Digital healthcare strategies aim to enhance clinical efficiency and patient care through technological innovation. They adopt cloud-native paradigms to respond to evolving medical requirements. Driven by clinical demands, teams prioritize scalability and architectural flexibility.

Product teams often face an artificial ceiling on deployment capabilities due to unautomated verification gates.
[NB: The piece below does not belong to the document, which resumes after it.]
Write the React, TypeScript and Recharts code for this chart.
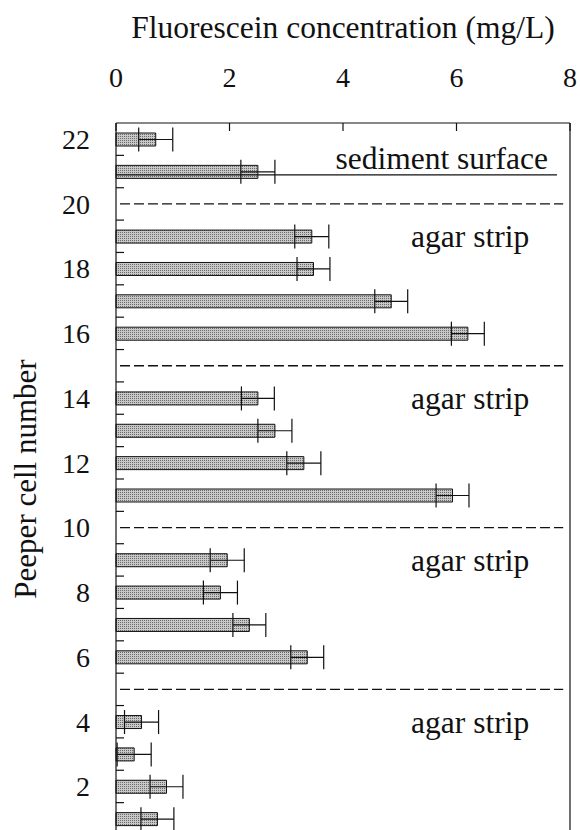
import {
  BarChart,
  Bar,
  XAxis,
  YAxis,
  ErrorBar,
  ReferenceLine,
  ReferenceDot,
} from "recharts";

const cells = [22, 21, 19, 18, 17, 16, 14, 13, 12, 11, 9, 8, 7, 6, 4, 3, 2, 1];
const concentration = [
  0.7, 2.5, 3.45, 3.48, 4.85, 6.2, 2.5, 2.8, 3.31, 5.93, 1.96, 1.84, 2.35,
  3.37, 0.45, 0.32, 0.89, 0.73,
];
const errors = [
  0.3, 0.3, 0.3, 0.29, 0.29, 0.29, 0.29, 0.3, 0.3, 0.29, 0.3, 0.3, 0.29, 0.29,
  0.3, 0.3, 0.29, 0.29,
];

const xTicks = [0, 2, 4, 6, 8];
const yLabels = [2, 4, 6, 8, 10, 12, 14, 16, 18, 20, 22];
const yMinor = [1.5, 2.5, 3.5, 4.5, 5.5, 6.5, 7.5, 8.5, 9.5, 10.5, 11.5, 12.5,
  13.5, 14.5, 15.5, 16.5, 17.5, 18.5, 19.5, 20.5, 21.5];

const dividers = [20, 15, 10, 5];
const agarRows = [19, 14, 9, 4];
const surfaceLevel = 20.9;

const data = cells.map((cell, i) => ({
  cell,
  value: concentration[i],
  err: errors[i],
}));

const FONT = '"Liberation Serif", "Times New Roman", Times, "DejaVu Serif", serif';
const INK = "#111";

function XTick(props: any) {
  const { x, y, payload } = props;
  return (
    <g>
      <line x1={x} y1={y} x2={x} y2={y + 8} stroke={INK} strokeWidth={1.2} />
      <text
        x={x}
        y={y - 36}
        textAnchor="middle"
        style={{ fontFamily: FONT, fontSize: 28 }}
        fill={INK}
      >
        {payload.value}
      </text>
    </g>
  );
}

function YTick(props: any) {
  const { x, y, payload } = props;
  const v = payload.value;
  if (v % 1 !== 0) {
    return <line x1={x} y1={y} x2={x + 8} y2={y} stroke={INK} strokeWidth={1.2} />;
  }
  return (
    <text
      x={x - 26}
      y={y}
      dy="0.35em"
      textAnchor="end"
      style={{ fontFamily: FONT, fontSize: 28 }}
      fill={INK}
    >
      {v}
    </text>
  );
}

const annot = { style: { fontFamily: FONT, fontSize: 31.5 }, fill: INK };

export default function App() {
  return (
    <div
      style={{
        position: "fixed",
        left: 0,
        top: 0,
        width: 580,
        height: 830,
        overflow: "hidden",
        background: "#fff",
        fontFamily: FONT,
      }}
    >
      <BarChart
        width={580}
        height={860}
        data={data}
        layout="vertical"
        margin={{ top: 63, right: 0, bottom: 25, left: 0 }}
      >
        <defs>
          <pattern id="stipple" width="2" height="2" patternUnits="userSpaceOnUse">
            <rect width="2" height="2" fill="#c8c8c8" />
            <rect width="1" height="1" fill="#6a6a6a" />
          </pattern>
        </defs>
        <XAxis
          type="number"
          orientation="top"
          xAxisId="x"
          domain={[0, 8]}
          ticks={xTicks}
          height={60}
          tickSize={0}
          tickMargin={0}
          tickLine={false}
          tick={<XTick />}
          interval={0}
          axisLine={{ stroke: INK, strokeWidth: 1.2 }}
          label={({ viewBox }: any) => (
            <text
              x={viewBox.x + viewBox.width / 2}
              y={viewBox.y - 25}
              textAnchor="middle"
              style={{ fontFamily: FONT, fontSize: 31.5 }}
              fill={INK}
            >
              Fluorescein concentration (mg/L)
            </text>
          )}
        />
        <YAxis
          yAxisId="y"
          type="number"
          dataKey="cell"
          domain={[0.5, 22.5]}
          reversed
          allowDecimals
          ticks={[...yMinor, ...yLabels]}
          interval={0}
          width={116}
          tickSize={0}
          tickMargin={0}
          tickLine={false}
          tick={<YTick />}
          axisLine={{ stroke: INK, strokeWidth: 1.2 }}
          label={({ viewBox }: any) => (
            <text
              x={viewBox.x + 36}
              y={viewBox.y + viewBox.height / 2}
              transform={`rotate(-90, ${viewBox.x + 36}, ${viewBox.y + viewBox.height / 2})`}
              textAnchor="middle"
              style={{ fontFamily: FONT, fontSize: 31 }}
              fill={INK}
            >
              Peeper cell number
            </text>
          )}
        />
        <YAxis
          yAxisId="frame"
          orientation="right"
          type="number"
          domain={[0.5, 22.5]}
          width={10}
          tick={false}
          tickLine={false}
          axisLine={{ stroke: INK, strokeWidth: 1.2 }}
        />
        <Bar
          xAxisId="x"
          yAxisId="y"
          dataKey="value"
          barSize={13}
          fill="url(#stipple)"
          stroke={INK}
          strokeWidth={1}
          isAnimationActive={false}
        >
          <ErrorBar
            dataKey="err"
            direction="x"
            width={12}
            stroke={INK}
            strokeWidth={1.2}
            isAnimationActive={false}
          />
        </Bar>
        {dividers.map((d) => (
          <ReferenceLine
            key={d}
            xAxisId="x"
            yAxisId="y"
            segment={[
              { x: 0.07, y: d },
              { x: 7.88, y: d },
            ]}
            stroke={INK}
            strokeWidth={1.3}
            strokeDasharray="10 4"
          />
        ))}
        <ReferenceLine
          xAxisId="x"
          yAxisId="y"
          segment={[
            { x: 0, y: surfaceLevel },
            { x: 7.77, y: surfaceLevel },
          ]}
          stroke={INK}
          strokeWidth={1.2}
        />
        <ReferenceDot
          xAxisId="x"
          yAxisId="y"
          x={5.74}
          y={21.42}
          r={0}
          fill="none"
          stroke="none"
          label={{ value: "sediment surface", position: "center", ...annot }}
        />
        {agarRows.map((r) => (
          <ReferenceDot
            key={r}
            xAxisId="x"
            yAxisId="y"
            x={6.24}
            y={r}
            r={0}
            fill="none"
            stroke="none"
            label={{ value: "agar strip", position: "center", ...annot }}
          />
        ))}
      </BarChart>
    </div>
  );
}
This innovation penalty can keep providers dependent on legacy architectures and delay software improvements that could improve clinical outcomes.

Research objectives and contributions¶

This thesis follows a design-science approach as described by Wieringa [8] and aligns with the canonical research question and sub-questions in the research folder (docs/research/main-question.md).

Research objectives (concise):

1. Formalize a mapping from selected regulatory controls to machine-checkable assertions suitable for integration in CI/CD pipelines.
2. Implement a prototype verification pipeline that integrates with typical developer workflows and produces inspectable audit artifacts.
3. Empirically evaluate the approach on realistic healthcare software scenarios, measuring detection of configuration drift, developer effort, and auditor interpretability.

Expected contributions:

• A representational schema and mapping method that preserves legal intent while supporting deterministic, testable assertions.
• A prototype, stack-agnostic verification pipeline that integrates with standard CI/CD toolchains and generates auditable evidence artifacts.
• An empirical evaluation (case studies and measurements) demonstrating the approach’s impact on drift detection, developer overhead, and audit readiness.

References¶

[1] Chef, “Chef InSpec — compliance as code.” Accessed: May 19, 2026. [Online]. Available: https://www.inspec.io/

[2] NIST, “OSCAL — open security controls assessment language.” Accessed: May 19, 2026. [Online]. Available: https://pages.nist.gov/OSCAL/

[3] NEN, “NEN 7510: Informatiebeveiliging in de zorg.” Accessed: Apr. 13, 2026. [Online]. Available: https://www.nen.nl/zorg-welzijn/ict-in-de-zorg/informatiebeveiliging-in-de-zorg

[4] ISO/IEC, ISO/IEC 27001:2022: Information security, cybersecurity and privacy protection — Information security management systems. 2022.

[5] ENISA, “Cloud computing and security — ENISA.” Accessed: May 19, 2026. [Online]. Available: https://www.enisa.europa.eu/topics/cloud-computing

[6] Verizon, “Verizon data breach investigations report (DBIR).” Accessed: May 19, 2026. [Online]. Available: https://www.verizon.com/business/resources/reports/dbir/

[7] Cloud Security Alliance, “Cloud security alliance — cloud security guidance and reports.” Accessed: May 19, 2026. [Online]. Available: https://cloudsecurityalliance.org/

[8] R. J. Wieringa, Design Science Methodology for Information Systems and Software Engineering. Springer Publishing Company, Incorporated, 2014.